I often say that I’m not a ‘speculative fiction reader’. I’m starting to question that now. While I don’t read as much speculative fiction, or in some of the same areas of speculative fiction as my friends, I really do enjoy books like this which take the things I think I know and twist them in a beautifully gleeful fashion. Showtime is a really lovely, highly readable collection of stories, and I highly recommend getting your hands on a copy to enjoy.

Book Review: Peeling the Onion by Wendy Orr (Australian Women Writers Challenge 2014)

This year I am reading and rereading children and young adult ‘classics’ written by Australian women. Read more here.

peeling the onion

Peeling the Onion by Wendy Orr
(1997, Holiday House)

Own copy

Peeling the Onion is the story of Anna in the aftermath of a horrific car accident. We first meet Anna in the hospital where no one really seems to know how badly injured she is, and we follow her as she – and the people around her – come to terms with her injuries, their effect on her preferred future and the circumstances of the accident itself.

The title of the book refers to a poem Anna writes and rewrites throughout the story, but it could easily refer to the story itself. As the book progresses, you peel off layer after layer, revealing more of Anna’s life, her feelings about the accident and her resulting injuries and her relationships with the people around her.

This is a really lovely book and one which deserves to be better known than it is. Young people may not go through the horrific event Anna goes through (hopefully), but it would be easy to relate to her changing world and her growing acceptance that things are not going to work out the way she once planned them. I would thoroughly recommend this book to teenaged readers – but also to adult readers. I really hope that its availability in digital form (I bought it on Kindle) means that young people will continue to enjoy it into the future.

Book Review: The Forgotten Rebels of Eureka by Claire Wright (Australian Women Writers Challenge 2014)

This year I am reading and rereading children and young adult ‘classics’ written by Australian women. Read more here. However, I am taking a short break from them to read some of the books from the Stella Prize Longlist. Read more about that here

forgotten rebels of Eureka

The Forgotten Rebels of Eureka by Claire Wright
(2013, Text Publishing)

Own copy

Even thought the Eureka Stockade is supposed to be one of those events ‘everyone’ learns about at school, I must admit that I learned very little about it during my 12 years of schooling. Maybe it’s a Queensland thing. So, I approached The Forgotten Rebels of Eureka with just a little bit of background knowledge – which turned out to be a great way to appreciate this history.
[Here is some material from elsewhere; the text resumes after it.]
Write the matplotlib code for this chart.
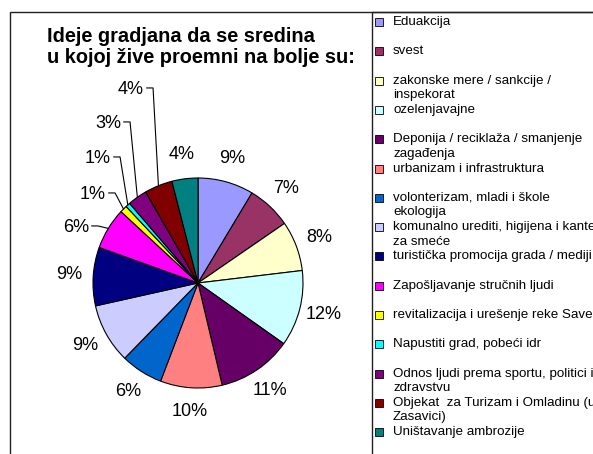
"""
Pie chart: Ideje gradjana da se sredina u kojoj zive promeni na bolje
"""

import numpy as np
import matplotlib
matplotlib.use('Agg')
import matplotlib.pyplot as plt
from matplotlib.patches import Rectangle

plt.rcParams['font.family'] = ['Liberation Sans', 'DejaVu Sans']

# Chart data
categories = [
    'Eduakcija',
    'svest',
    'zakonske mere / sankcije /\ninspekorat',
    'ozelenjavajne',
    'Deponija / reciklaža / smanjenje\nzagađenja',
    'urbanizam i infrastruktura',
    'volonterizam, mladi i škole\nekologija',
    'komunalno urediti, higijena i kante\nza smeće',
    'turistička promocija grada / mediji',
    'Zapošljavanje stručnih ljudi',
    'revitalizacija i urešenje reke Save',
    'Napustiti grad, pobeći idr',
    'Odnos ljudi prema sportu, politici i\nzdravstvu',
    'Objekat  za Turizam i Omladinu (u\nZasavici)',
    'Uništavanje ambrozije',
]
shares = [8.6, 6.8, 7.7, 11.7, 11.5, 9.5, 6.5, 9.2, 9.0, 6.4, 1.1, 0.7, 3.0, 4.3, 4.0]
pct_labels = ['9%', '7%', '8%', '12%', '11%', '10%', '6%', '9%', '9%',
              '6%', '1%', '1%', '3%', '4%', '4%']
colors = ['#9999FF', '#993366', '#FFFFCC', '#CCFFFF', '#660066', '#FF8080',
          '#0066CC', '#CCCCFF', '#000080', '#FF00FF', '#FFFF00', '#00FFFF',
          '#800080', '#800000', '#008080']
title = 'Ideje gradjana da se sredina\nu kojoj žive proemni na bolje su:'

# Layout in pixels (top-left origin)
W, H = 593, 454
CX, CY, R = 198, 283, 105
# labels of the thin slices sit up-left with leader lines
leader_px = {9: (76, 227), 10: (93, 194), 11: (98, 158), 12: (108, 123), 13: (131, 89)}


def fx(x):
    return x / W


def fy(y):
    return 1 - y / H


def main():
    fig = plt.figure(figsize=(W / 100, H / 100), dpi=100)
    ax = fig.add_axes([0, 0, 1, 1])

    wedges, _ = ax.pie(shares, colors=colors, startangle=90, counterclock=False,
                       wedgeprops=dict(edgecolor='black', linewidth=0.8))
    ax.set_xlim(-CX / R, (W - CX) / R)
    ax.set_ylim(-(H - CY) / R, CY / R)
    ax.axis('off')

    # Percentage labels
    for i, w in enumerate(wedges):
        mid = np.deg2rad((w.theta1 + w.theta2) / 2)
        ex, ey = np.cos(mid), np.sin(mid)
        if i in leader_px:
            px, py = leader_px[i]
            tx, ty = (px - CX) / R, (CY - py) / R
            ax.text(tx, ty, pct_labels[i], ha='center', va='center', fontsize=13)
            ax.plot([tx + 0.15, tx + 0.21, ex], [ty + 0.01, ty + 0.01, ey],
                    color='black', lw=0.8)
        else:
            ax.text(1.23 * ex, 1.23 * ey, pct_labels[i], ha='center', va='center',
                    fontsize=13)

    # Title
    fig.text(fx(47), fy(27), title, fontsize=14.4, fontweight='bold',
             ha='left', va='top', linespacing=1.15)

    # Outer frame and legend box
    fig.add_artist(Rectangle((fx(10), fy(470)), fx(600), 458 / H, fill=False,
                             edgecolor='#202020', lw=1.0, transform=fig.transFigure))
    fig.add_artist(Rectangle((fx(372), fy(470)), fx(240), 458 / H, fill=False,
                             edgecolor='#202020', lw=1.0, transform=fig.transFigure))

    # Legend entries
    for i, (name, col) in enumerate(zip(categories, colors)):
        cy = 22 + i * 29.3
        fig.add_artist(Rectangle((fx(375), fy(cy + 4)), 8 / W, 8 / H, facecolor=col,
                                 edgecolor='black', lw=0.6, transform=fig.transFigure))
        for k, line in enumerate(name.split('\n')):
            fig.text(fx(393), fy(cy + k * 14.5), line, fontsize=9.6,
                     ha='left', va='center')

    fig.savefig('out.png', dpi=100)


if __name__ == '__main__':
    main()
Claire Wright has compiled a vast and impressive history of the situation around and events leading up to the Eureka Stockade. She (successfully) challenges the long held myth that the gold fields were a ‘place of men’, introducing us instead to the many women and families who lived around the gold fields of Victoria- as diggers, shop keepers, theatre owners and writers.

The social history – often including primary sources written by women – of the time is particularly interesting. For so many this was a time of change, with women taking more freedoms than they’d ever had before – freedom from far away families and social expectations, freedom to make money as shop keepers, freedom to take part in the emerging political atmosphere.

With this background, Wright brings us through the chaotic chain of events leading to the Eureka Stockade, showing us that women were there – not just as wives – but as agitators, financial supporters and spies. At times there feels like the point is laboured a bit (the ovulation speculation feels a little out of place) but it is incredibly clear that Eureka is not the ‘men’s story’ so often repeated – that women were both there and vital to the events.

This history is the culmination of 10 years odd work, and it really is impressive. It is strongest when we follow individual women and their circumstances at the goldfields. At times the author moves from a historical/academic style language to a current affairs tone – which pulled me out of the narrative a bit – but the book as a whole is an amazing piece of work and a valuable edition to Australia’s history.